Fu-Kuo Liu is a professor at the Institute of International Relations, National Chengchi University, Taiwan.

2 responses to “Taiwan’s shifting political landscape”

  1. “‘ The big question is not how Beijing and Taipei should move forward quickly but how Taiwan’s leaders can convince its people to support further cross-strait economic development.””

    The big question, actually, is how quickly the leadership in Washington and in Taipei is going to wake up to the fact that the KMT’s cross strait policy is a sellout of the island’s future that is a colossal failure for everyone but a few wealthy businessmen with connections to the ruling party.

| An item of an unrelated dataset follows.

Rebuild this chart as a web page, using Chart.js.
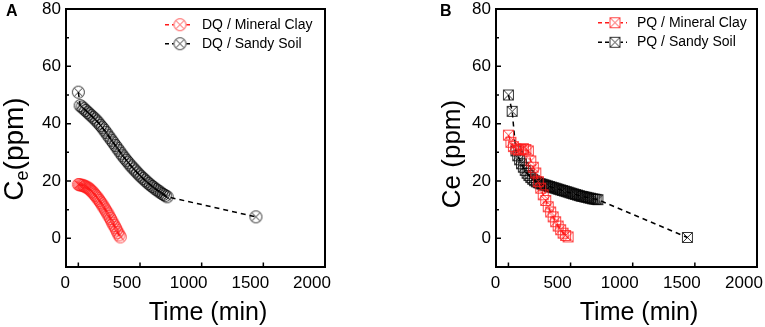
<!DOCTYPE html>
<html><head><meta charset="utf-8">
<script src="https://cdn.jsdelivr.net/npm/chart.js@4/dist/chart.umd.min.js"></script>
<style>
html,body{margin:0;padding:0;background:#fff;}
#wrap{position:relative;width:765px;height:327px;overflow:hidden;background:#fff;}
canvas{position:absolute;top:0;}
#cA{left:0;} #cB{left:380px;}
</style></head><body>
<div id="wrap"><canvas id="cA" width="380" height="327"></canvas><canvas id="cB" width="385" height="327"></canvas></div>
<script>
const FONT = '"Liberation Sans", Arial, Helvetica, sans-serif';

// ---- axis ticks ----
const xTickValues = [0, 500, 1000, 1500, 2000];
const xMarkValues = [0, 500, 1000, 1500];
const yTickValues = [0, 20, 40, 60, 80];
const yMinorValues = [10, 30, 50, 70];

// ---- Panel A : DQ ----
const dqClayTime = [0,10,20,30,40,50,60,70,80,90,100,110,120,130,140,150,160,170,180,190,200,210,220,230,240,250,260,270,280,290,300,310,320,330,340];
const dqClayCe   = [18.8,18.7,18.6,18.5,18.4,18.2,18.0,17.8,17.5,17.2,16.8,16.4,15.9,15.4,14.9,14.4,13.8,13.2,12.6,12.0,11.3,10.6,9.9,9.2,8.5,7.7,6.9,6.1,5.3,4.5,3.7,2.9,2.0,1.2,0.5];
const dqSandTime = [0,15,30,45,60,75,90,105,120,135,150,165,180,195,210,225,240,255,270,285,300,315,330,345,360,375,390,405,420,435,450,465,480,495,510,525,540,555,570,585,600,615,630,645,660,675,690,705,720,1440];
const dqSandCe   = [51.0,46.3,45.8,45.2,44.6,44.0,43.4,42.8,42.2,41.6,40.9,40.2,39.4,38.6,37.8,36.9,36.0,35.1,34.2,33.3,32.4,31.5,30.6,29.7,28.8,28.0,27.2,26.4,25.6,24.9,24.2,23.5,22.8,22.1,21.5,20.9,20.3,19.7,19.1,18.6,18.1,17.6,17.1,16.6,16.2,15.7,15.3,14.9,14.5,7.5];

// ---- Panel B : PQ ----
const pqClayTime = [0,20,40,60,80,100,120,140,160,180,200,220,240,260,280,300,320,340,360,380,400,420,440,460,480];
const pqClayCe   = [36.0,33.5,32.0,31.2,30.8,31.0,31.3,31.0,30.5,27.0,24.8,22.8,19.8,17.5,15.2,13.2,11.0,9.2,7.5,5.8,4.3,3.0,1.8,1.0,0.5];
const pqSandTime = [0,30,60,75,90,105,120,135,150,165,180,195,210,225,240,255,270,285,300,315,330,345,360,375,390,405,420,435,450,465,480,495,510,525,540,555,570,585,600,615,630,645,660,675,690,705,720,1440];
const pqSandCe   = [50.0,44.3,30.5,28.8,27.4,26.0,24.8,23.7,22.7,21.9,21.2,20.6,20.1,19.7,19.4,19.1,18.9,18.7,18.5,18.3,18.1,17.9,17.7,17.5,17.3,17.1,16.9,16.7,16.5,16.3,16.1,15.9,15.7,15.5,15.3,15.1,14.9,14.7,14.6,14.4,14.3,14.1,14.0,13.8,13.7,13.6,13.5,0.3];

const seriesLabels = {
  dqClay: 'DQ / Mineral Clay', dqSand: 'DQ / Sandy Soil',
  pqClay: 'PQ / Mineral Clay', pqSand: 'PQ / Sandy Soil'
};

function pairs(xs, ys) { return xs.map((x, i) => ({x: x, y: ys[i]})); }

function marker(shape, color, size, lw) {
  const s = size + 2;
  const c = document.createElement('canvas');
  c.width = s; c.height = s;
  const g = c.getContext('2d');
  g.strokeStyle = color; g.lineWidth = lw;
  const m = s / 2, r = size / 2 - 0.5;
  g.beginPath();
  if (shape === 'circle') {
    g.arc(m, m, r, 0, Math.PI * 2);
    g.stroke();
    const d = r * Math.SQRT1_2;
    g.beginPath();
    g.moveTo(m - d, m - d); g.lineTo(m + d, m + d);
    g.moveTo(m + d, m - d); g.lineTo(m - d, m + d);
    g.stroke();
  } else {
    g.rect(m - r, m - r, 2 * r, 2 * r);
    g.moveTo(m - r, m - r); g.lineTo(m + r, m + r);
    g.moveTo(m + r, m - r); g.lineTo(m - r, m + r);
    g.stroke();
  }
  return c;
}

const RED = '#ff1a1a', BLACK = '#000000';

const frameTicks = {
  id: 'frameTicks',
  afterDraw(chart) {
    const {ctx, chartArea: a, scales: {x, y}} = chart;
    ctx.save();
    ctx.strokeStyle = '#000';
    ctx.lineWidth = 2;
    ctx.strokeRect(a.left, a.top, a.right - a.left, a.bottom - a.top);
    ctx.lineWidth = 1.5;
    ctx.beginPath();
    yTickValues.forEach(v => { const p = y.getPixelForValue(v); ctx.moveTo(a.left, p); ctx.lineTo(a.left + 5, p); });
    yMinorValues.forEach(v => { const p = y.getPixelForValue(v); ctx.moveTo(a.left, p); ctx.lineTo(a.left + 3, p); });
    xMarkValues.forEach(v => { const p = x.getPixelForValue(v); ctx.moveTo(p, a.bottom); ctx.lineTo(p, a.bottom - 4.5); });
    ctx.stroke();
    ctx.restore();
  }
};

const sampleLegend = {
  id: 'sampleLegend',
  afterDraw(chart, args, o) {
    const ctx = chart.ctx;
    chart.data.datasets.forEach((ds, i) => {
      const y = o.rows[i];
      ctx.save();
      ctx.strokeStyle = ds.borderColor;
      ctx.lineWidth = 1.5;
      ctx.setLineDash([4, 3]);
      ctx.beginPath(); ctx.moveTo(o.x0, y); ctx.lineTo(o.x1, y); ctx.stroke();
      ctx.setLineDash([]);
      const img = ds.pointStyle;
      ctx.fillStyle = '#fff';
      ctx.fillRect(o.mx - img.width / 2 + 1, y - img.height / 2 + 1, img.width - 2, img.height - 2);
      ctx.drawImage(img, o.mx - img.width / 2, y - img.height / 2);
      ctx.fillStyle = '#000';
      ctx.font = '14px ' + FONT;
      ctx.textAlign = 'left';
      ctx.textBaseline = 'middle';
      ctx.fillText(ds.label, o.tx, y);
      ctx.restore();
    });
  }
};

const axisTitles = {
  id: 'axisTitles',
  afterDraw(chart, args, o) {
    const ctx = chart.ctx;
    ctx.save();
    ctx.fillStyle = '#000';
    ctx.textBaseline = 'alphabetic';
    ctx.font = o.xSize + 'px ' + FONT;
    ctx.textAlign = 'center';
    ctx.fillText(o.xText, o.xX, o.xY);
    ctx.font = 'bold 16px ' + FONT;
    ctx.textAlign = 'left';
    ctx.fillText(o.letter, o.lX, o.lY);
    ctx.translate(o.yX, o.yY);
    ctx.rotate(-Math.PI / 2);
    let total = 0;
    o.yParts.forEach(p => { ctx.font = p.size + 'px ' + FONT; total += ctx.measureText(p.text).width; });
    let cx = -total / 2;
    o.yParts.forEach(p => {
      ctx.font = p.size + 'px ' + FONT;
      ctx.fillText(p.text, cx, p.dy || 0);
      cx += ctx.measureText(p.text).width;
    });
    ctx.restore();
  }
};

function makeScales(yWidth) {
  return {
    x: {
      type: 'linear', min: -100, max: 2000,
      afterBuildTicks: s => { s.ticks = xTickValues.map(v => ({value: v})); },
      afterFit: s => { s.height = 60; s.paddingLeft = 0; s.paddingRight = 0; },
      grid: {display: false, drawTicks: false},
      border: {display: false},
      ticks: {font: {family: FONT, size: 17}, color: '#000', padding: 6, labelOffset: -13, maxRotation: 0, autoSkip: false,
              callback: v => String(v)}
    },
    y: {
      type: 'linear', min: -10, max: 80,
      afterBuildTicks: s => { s.ticks = yTickValues.map(v => ({value: v})); },
      afterFit: s => { s.width = yWidth; s.paddingTop = 0; s.paddingBottom = 0; },
      grid: {display: false, drawTicks: false},
      border: {display: false},
      ticks: {font: {family: FONT, size: 17}, color: '#000', padding: 5, autoSkip: false,
              callback: v => String(v)}
    }
  };
}

function dataset(label, xs, ys, color, shape, size) {
  return {
    label: label,
    data: pairs(xs, ys),
    showLine: true,
    borderColor: color,
    backgroundColor: color,
    borderWidth: 1.5,
    borderDash: [5, 4],
    pointStyle: marker(shape, color, size, 0.8),
    pointRadius: 6,
    tension: 0
  };
}

function makeChart(id, datasets, pad, yWidth, legendOpts, titleOpts) {
  return new Chart(document.getElementById(id), {
    type: 'scatter',
    data: {datasets: datasets},
    options: {
      responsive: false, animation: false, devicePixelRatio: 1,
      layout: {padding: pad},
      scales: makeScales(yWidth),
      plugins: {
        legend: {display: false}, tooltip: {enabled: false},
        sampleLegend: legendOpts, axisTitles: titleOpts
      }
    },
    plugins: [frameTicks, sampleLegend, axisTitles]
  });
}

makeChart('cA', [
  dataset(seriesLabels.dqClay, dqClayTime, dqClayCe, RED, 'circle', 13),
  dataset(seriesLabels.dqSand, dqSandTime, dqSandCe, BLACK, 'circle', 13)
], {left: 0, top: 9, right: 55, bottom: 0}, 66,
  {x0: 165, x1: 193, mx: 180, tx: 202, rows: [24.7, 43.7]},
  {xText: 'Time (min)', xSize: 25, xX: 208, xY: 319.5, letter: 'A', lX: 6, lY: 16,
   yX: 23, yY: 149, yParts: [{text: 'C', size: 28}, {text: 'e', size: 18, dy: 5}, {text: '(ppm)', size: 28}]});

makeChart('cB', [
  dataset(seriesLabels.pqClay, pqClayTime, pqClayCe, RED, 'square', 11),
  dataset(seriesLabels.pqSand, pqSandTime, pqSandCe, BLACK, 'square', 11)
], {left: 0, top: 9, right: 8, bottom: 0}, 116,
  {x0: 218, x1: 247, mx: 235, tx: 257, rows: [22.7, 42.3]},
  {xText: 'Time (min)', xSize: 25, xX: 259, xY: 319.5, letter: 'B', lX: 60, lY: 16,
   yX: 80, yY: 154, yParts: [{text: 'Ce (ppm)', size: 26}]});
</script>
</body></html>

    ECFA never garnered majority support and has been a failure. That is why the currently-dead services pact was so deeply opposed by the public and by the KMT grass roots; it was an even bigger sellout than ECFA, which even the KMT’s own legislators wouldn’t vote for. The people can’t be convinced of the necessity of further cross-strait integration because they know that ECFA and the Services Pact will be failures and have a political side that will be disastrous for Taiwan’s economy, society, and democracy. Maybe if the pro-integration crowd handed them a pact that actually helped ordinary people, supported economic growth in Taiwan, and kept China at a distance, it would find some support. But who could trust the KMT to do that? If you want a pact, start talking to the DPP…

    I don’t see how either Washington or Beijing or anyone else could be confused or surprised about the direction of Taiwan’s development, since it has been written about in great detail in the media and in bloggers and commentators based in Taiwan. The speed of development took everyone by surprise, but the direction? That’s been obvious for two decades now…

    Michael Turton

  2. Prof. Liu admits that the electoral result was a surprise to many, not for only those in Taiwan. Yet he does not specifically answer his own question why this is. His explanation comes down to KMT factionalism, and although he mentions the Sunflower movement, he completely downplays electorate agency and the broader global political trend. I agree that it is reductionist to suggest that the electoral result was a product of an anti-China vote, which then makes it even more ironic for Prof. Liu to conclude his piece that the big question for Taiwan is for all parties to consider how to “support further cross-strait economic development.” Perhaps if Prof. Liu actually considers some of the grievances which he mentions in his own piece- issues related to social and transitional justice, as well as the maturation/mobilization of a new generation of electorates, he would then present a stronger case on why the anti/pro China paradigm is insufficient to understand Taiwan’s political landscape.